On Thursday the 27th of October 2011, we were deeply saddened to learn of the passing away of Jany Thibault. She was a renowned and deeply respected figure, recognized nationally and internationally in electron microscopy and in particular in the field of high-resolution imaging and plasticity.
Jany Thibault (- Desseaux then – Pénisson) was born in 1947. She spent her youth in Paris and then joined Grenoble, where she graduated as an ingénieur at the Institut National Polytechnique of Grenoble. She began her scientific career at the CEA-Grenoble in 1974, conducting her thesis in the Department of Solid State Physics under the direction of Alain Bourret. She was then associated with the early development of high-resolution electron microscopy and in 1975 published her first results at high accelerating voltages. She then turned to the observation at lower voltages of atomic columns in semiconductor materials and in particular germanium. It is for this material that she recorded the first images of the cores of dislocations at the atomic scale. She revealed the dissociation of dislocations in these materials and defended her PhD in 1977 by presenting these world firsts. She received the Prix Alain Brelot of the French Physical Society in 1979 for her thesis.
She was recruited by the CNRS in 1978 and continued to work at the CEA-Grenoble in the Department of Fundamental Research.
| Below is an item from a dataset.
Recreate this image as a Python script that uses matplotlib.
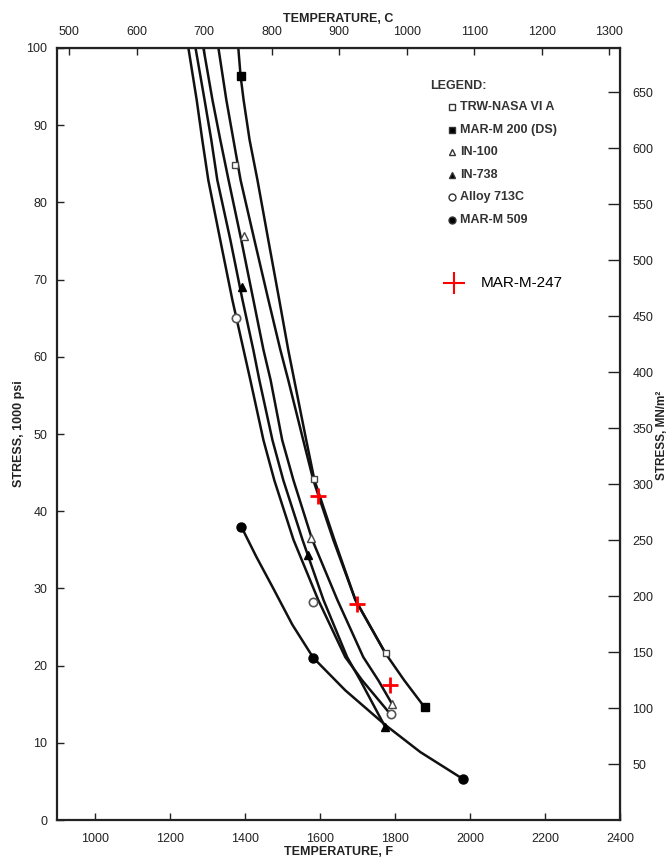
import numpy as np
import matplotlib
matplotlib.use('Agg')
import matplotlib.pyplot as plt
from matplotlib import rcParams
rcParams['font.family'] = ['Liberation Sans', 'DejaVu Sans']

# curves (temperature F, stress 1000 psi)
t_713c = [1250, 1272, 1287, 1303, 1335, 1367, 1397, 1415, 1450, 1479, 1530, 1596, 1668, 1713, 1785]
s_713c = [100, 93.3, 88.1, 82.9, 75.1, 67.4, 60.9, 57.0, 49.2, 44.0, 36.3, 28.5, 21.1, 18.1, 13.9]
t_in738 = [1269, 1293, 1311, 1327, 1362, 1394, 1423, 1439, 1474, 1503, 1554, 1610, 1673, 1708, 1775]
s_in738 = [100, 93.3, 88.1, 82.9, 75.1, 67.4, 60.9, 57.0, 49.2, 44.0, 36.3, 28.5, 21.1, 18.1, 12.0]
t_in100 = [1290, 1314, 1335, 1357, 1391, 1423, 1450, 1469, 1500, 1530, 1580, 1647, 1716, 1756, 1793]
s_in100 = [100, 93.3, 88.1, 82.9, 75.1, 67.4, 60.9, 57.0, 49.2, 44.0, 36.3, 28.5, 21.1, 18.1, 15.0]
t_trw = [1330, 1351, 1370, 1389, 1426, 1463, 1495, 1516, 1556, 1583, 1636, 1695, 1775]
s_trw = [100, 93.3, 88.1, 82.9, 75.1, 67.4, 60.9, 57.0, 49.2, 44.0, 36.3, 28.5, 21.6]
t_m200 = [1383, 1389, 1397, 1413, 1434, 1463, 1492, 1516, 1532, 1564, 1586, 1639, 1695, 1775, 1825, 1881]
s_m200 = [100, 96.4, 93.3, 88.1, 82.9, 75.1, 67.4, 60.9, 57.0, 49.2, 44.0, 36.3, 28.5, 21.6, 18.1, 14.5]
t_m509 = [1391, 1431, 1474, 1527, 1583, 1668, 1775, 1868, 1982]
s_m509 = [38.0, 34.1, 30.2, 25.3, 21.0, 16.8, 12.3, 8.8, 5.3]

# test points
pt_trw_t, pt_trw_s = [1375, 1586, 1777], [84.8, 44.2, 21.6]
pt_m200_t, pt_m200_s = [1389, 1881], [96.4, 14.6]
pt_in100_t, pt_in100_s = [1397, 1578, 1793], [75.6, 36.5, 15.0]
pt_in738_t, pt_in738_s = [1394, 1570, 1775], [69.0, 34.3, 12.0]
pt_713c_t, pt_713c_s = [1378, 1583, 1791], [65.0, 28.2, 13.7]
pt_m509_t, pt_m509_s = [1391, 1583, 1982], [38.0, 21.0, 5.3]
pt_m247_t, pt_m247_s = [1596, 1700, 1788], [42.0, 28.0, 17.5]

xticks_f = [1000, 1200, 1400, 1600, 1800, 2000, 2200, 2400]
xticks_c = [500, 600, 700, 800, 900, 1000, 1100, 1200, 1300]
yticks_ksi = [0, 10, 20, 30, 40, 50, 60, 70, 80, 90, 100]
yticks_mpa = [50, 100, 150, 200, 250, 300, 350, 400, 450, 500, 550, 600, 650]

legend_names = ['TRW-NASA VI A', 'MAR-M 200 (DS)', 'IN-100', 'IN-738', 'Alloy 713C', 'MAR-M 509']
legend_marks = ['s', 's', '^', '^', 'o', 'o']
legend_fill = [False, True, False, True, False, True]

fig = plt.figure(figsize=(6.71, 8.63), dpi=100)
ax = fig.add_axes([0.085, 0.0498, 0.839, 0.8946])
tc = '#222222'
lw = 1.8

for t, s in [(t_713c, s_713c), (t_in738, s_in738), (t_in100, s_in100),
             (t_trw, s_trw), (t_m200, s_m200), (t_m509, s_m509)]:
	ax.plot(t, s, color='#111111', lw=lw, solid_joinstyle='round', solid_capstyle='round', zorder=2)

ax.plot(pt_trw_t, pt_trw_s, 's', ms=5, mfc='white', mec='#444444', mew=1, zorder=3)
ax.plot(pt_m200_t, pt_m200_s, 's', ms=5.5, mfc='black', mec='black', zorder=3)
ax.plot(pt_in100_t, pt_in100_s, '^', ms=5.5, mfc='white', mec='#444444', mew=1, zorder=3)
ax.plot(pt_in738_t, pt_in738_s, '^', ms=5.5, mfc='black', mec='black', zorder=3)
ax.plot(pt_713c_t, pt_713c_s, 'o', ms=6, mfc='white', mec='#555555', mew=1.2, zorder=3)
ax.plot(pt_m509_t, pt_m509_s, 'o', ms=6.5, mfc='black', mec='black', zorder=3)
ax.plot(pt_m247_t, pt_m247_s, '+', ms=11, mec='red', mew=2, zorder=4)

ax.set_xlim(900, 2400)
ax.set_ylim(0, 100)
ax.set_xticks(xticks_f)
ax.set_yticks(yticks_ksi)
ax.tick_params(direction='in', length=5, width=1, labelsize=9, colors=tc)
ax.tick_params(axis='x', pad=9)
ax.tick_params(axis='y', pad=7)
for sp in ax.spines.values():
	sp.set_linewidth(1.6)
	sp.set_color('#222222')
ax.set_xlabel('TEMPERATURE, F', fontsize=9, fontweight='bold', color=tc, labelpad=1)
ax.set_ylabel('STRESS, 1000 psi', fontsize=9, fontweight='bold', color=tc, labelpad=1)

top = ax.secondary_xaxis('top', functions=(lambda f: (f - 32) / 1.8, lambda c: c * 1.8 + 32))
top.set_xticks(xticks_c)
top.tick_params(direction='in', length=5, width=1, labelsize=9, colors=tc, pad=7)
top.set_xlabel('TEMPERATURE, C', fontsize=9, fontweight='bold', color=tc, labelpad=3)

right = ax.secondary_yaxis('right', functions=(lambda k: k * 6.895, lambda m: m / 6.895))
right.set_yticks(yticks_mpa)
right.tick_params(direction='in', length=9, width=1, labelsize=9, colors=tc, pad=9)
fig.text(0.9866, 0.496, 'STRESS, MN/m²', rotation=90, ha='center', va='center',
	fontsize=8.5, fontweight='bold', color=tc)

# legend drawn by hand
ax.text(0.6625, 0.951, 'LEGEND:', transform=ax.transAxes, fontsize=9, fontweight='bold',
	color='#333333', va='center')
for i in range(len(legend_names)):
	y = 0.9236 - i * 0.0293
	ax.plot(0.7016, y, legend_marks[i], transform=ax.transAxes, ms=5,
		mfc='black' if legend_fill[i] else 'white', mec='#333333', mew=1, clip_on=False)
	ax.text(0.716, y, legend_names[i], transform=ax.transAxes, fontsize=9, fontweight='bold',
		color='#333333', va='center')
ax.plot(0.705, 0.6956, '+', transform=ax.transAxes, ms=16, mec='red', mew=1.5)
ax.text(0.753, 0.6956, 'MAR-M-247', transform=ax.transAxes, fontsize=11, color='black', va='center')

plt.savefig('out.png', dpi=100)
She then published the first comparison of the experimentally observed atomic scale displacements around an edge dislocation with elasticity theory calculations. In 1980, she showed for the first time that the method of separation of 60° dislocations in germanium and silicon was by glide. As a natural continuation, she then focused on the atomic structure of grain boundaries in these semiconductors, and later in metals, and showed that these structures are often perfectly ordered. She was able to describe the different models consistent with the experimental high-resolution images. In 1983, she won the bronze medal of the CNRS.
In 1987, with two of her PhD students, Mohamed El Kajbaji and Jean-Luc Putaux, she began the study of interaction of dislocations with grain boundaries, a subject that would interest her for the rest of her life. She assumed the direction of electron microscopy at the CEA-DRFMC and was appointed Director of Research at the CNRS.
Fascinated by the microscope that can “see” atoms, always curious to understand how atoms arrange themselves next to one another, how they come together and organize themselves in defects, she then widens her scope to other materials, such as metals and problems of relaxation in metallic multilayers systems (thesis of P. Bayle-Guillemaud) and oxides. She also participated to the understanding of early growth patterns of single-wall carbon nanotubes (CNT) by analyzing the interface between the catalyst and the CNT. In 1996, she introduced to her laboratory the emerging technique of energy filtering to perform chemical analysis at the sub-nanometre scale. She worked on many projects in nanomaterials, where her knowledge of the structure of defects and interfaces was much appreciated.
In 2004, she decided to join the University Paul Cézanne in Marseille to mount a major project for aberration-corrected high-resolution microscopy as part of the CIM-PACA and create the local network of quantitative microscopy MET-PACA.
Throughout her career, Jany Thibault was an ambassador of high-resolution microscopy in both the national community and abroad. She was a regular invited speaker in major conferences of electron microscopy and participated during all these years to the training of young microscopists in many national and international schools in microscopy and materials. She also became involved in the drafting of monographs on grain boundaries in semiconductors, and later in other materials.
Jany Thibault was a brilliant physicist and microscopist and is already deeply missed by our whole community. She was also a woman of character that anyone who had the privilege of meeting cannot forget. Her knowledge, both scientific and cultural, impressed and was always combined with a real humanity and joie de vivre. She was also an artist, finding in painting and drawing a very personal way to express the world.
We express our sincerest sympathy to her husband Jean-Michel Pénisson, co-worker and companion for life. Let him know that the reactions to the announcement of her departure have all reflected a deep sadness. Illness removed her too soon; we keep a fond memory of an exceptional woman.